You learn how to do things simply by sitting and getting told them. (Every lecture class ever given)

They door is always open to you, once someone else opens the door first. (requiring “experience” for job openings and universities not wanting to accept students freshman year due to not knowing if they will stay in university)

We want highly motivated and specialized people, so long as they are highly motivated and specialized in everything. (Whenever submitting resumes the point seems to be to squeeze as much as you possibly can onto one page, so do everything and fill that page up!)

Only one argument is correct, even though there are always two.

We want to protect the environment, so long as we don’t have to change our ways or spend any money.  Or, I want to be healthy, without changing my lifestyle.

I expect the government and society to help me, but I’m not going to pay for it or do any of the work.

We support education, so long as you work whenever you aren’t in lessons.

Everything about Aristotle.

You have to work hard to achieve your dreams, but you also have to work even harder to keep yourself fed to achieve your dreams.

God doesn’t exists but the 10 Commandments still stand.

In order to prove what you know you have to do an experiment.

Everyone is upwardly mobile, so long as you can afford it.

In order to get into anything you have to apply, same with getting out of anything.

Working as a slave is legal still and the only way to end up getting paid eventually….hopefully.

We want free trade, so long as we aren’t undercut by people in other countries.

Some problems are huge and require inter-disciplinary knowledge, so pigeon-hole yourself into only a very specific subject in university.

Educational institutions only let you learn so much in a given period.

Testing one’s knowledge is testing what you can repeat from what you were told earlier in the year, not what you can solve.

The Philosophical Problems of Philosophy

There are admittedly many problems that can be found I am focusing on one at the moment that is particularly problematic for me.

The issue can be found most easily in epistemology and metaphysics, it is their useless-ness.

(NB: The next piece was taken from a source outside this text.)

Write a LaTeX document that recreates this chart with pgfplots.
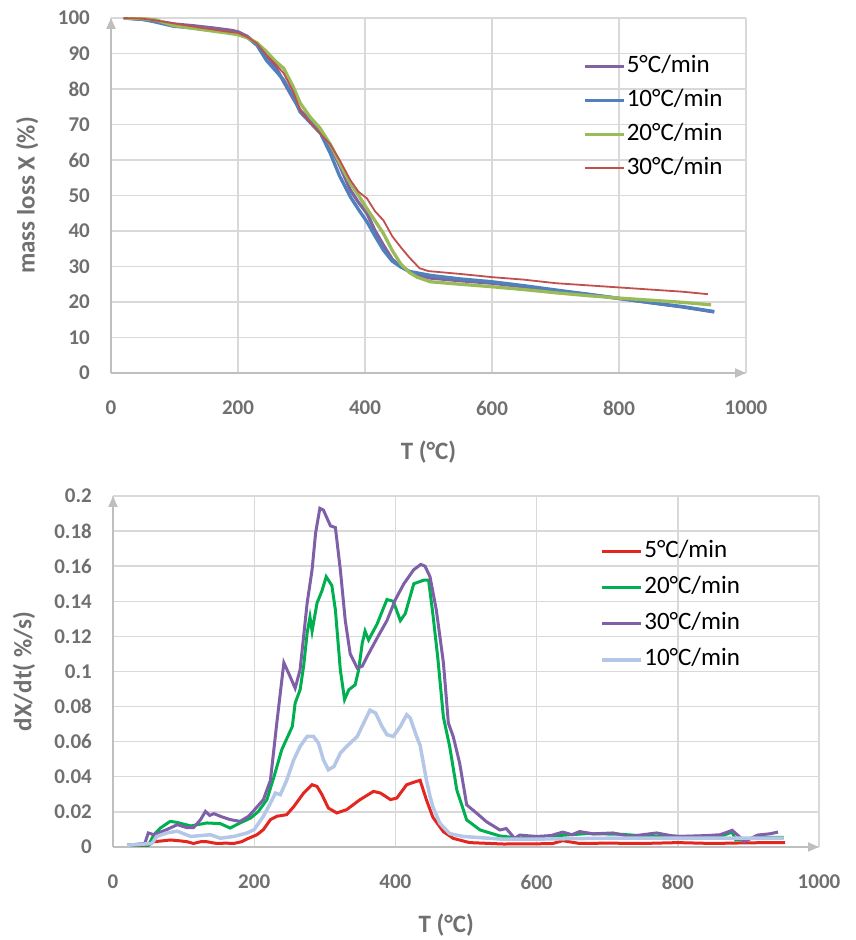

Philosophers who argue about different issues in these two branches of philosophy always end up arguing over unprovable issues, no matter how much these philosophes may want to think otherwise.  The main issues argued over in both of these branches are things that a) as humans we will never ever actually know anyway and b) arguments in these two branches are post-rationalizations and c) the simple absurdity of the language that has to be used to talk about these branches.

I am going to skip a due to lack of patience so onto b.

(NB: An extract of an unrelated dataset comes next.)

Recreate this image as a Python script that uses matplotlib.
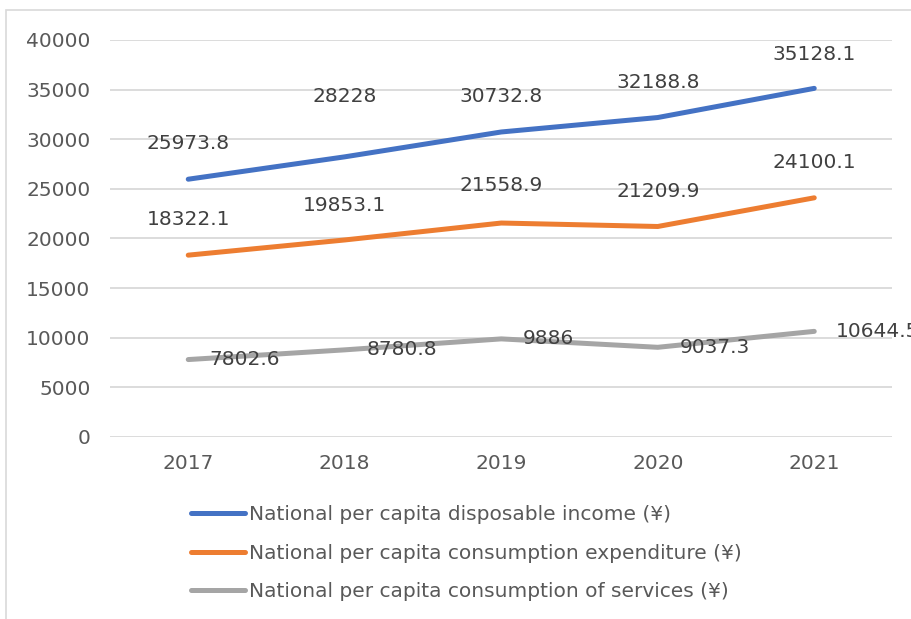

The arguments made in either one of these branches are post-rationalizations, by this I mean that the person arguing for this or that side of an debate has a specific view of the world which is incredibly deep in their mind and thoughts, to a point where they probably can never be properly exposed, as such the goal or view of the world is assumed and then a rationalization is made in the arguments to try to explain their world view.  So in the end, anything that comes out of these two branches have to be treated as geometric postulates, not actual theorems of the world.  One, in order to build a full philosophical outlook, simply has to assume one thing or the other, either points exist or they don’t and then that person has to build off of that.  Both can be supported and retorted but neither can be known for sure.

This type of issue though is also one of the best parts of philosophy.  These issues point out the pure limitations of human thought, abilities and nature.  There are limitations to the human mind which philosophy in it’s constant search for truth butts up against fairly quickly and those are important limitations to know and push as far as we possibly can as humans.

The other good thing of philosophy: the western world is basically built upon the science that philosophers started, there are many problems within this culture (which you can find easily and with the help of philosophy even!)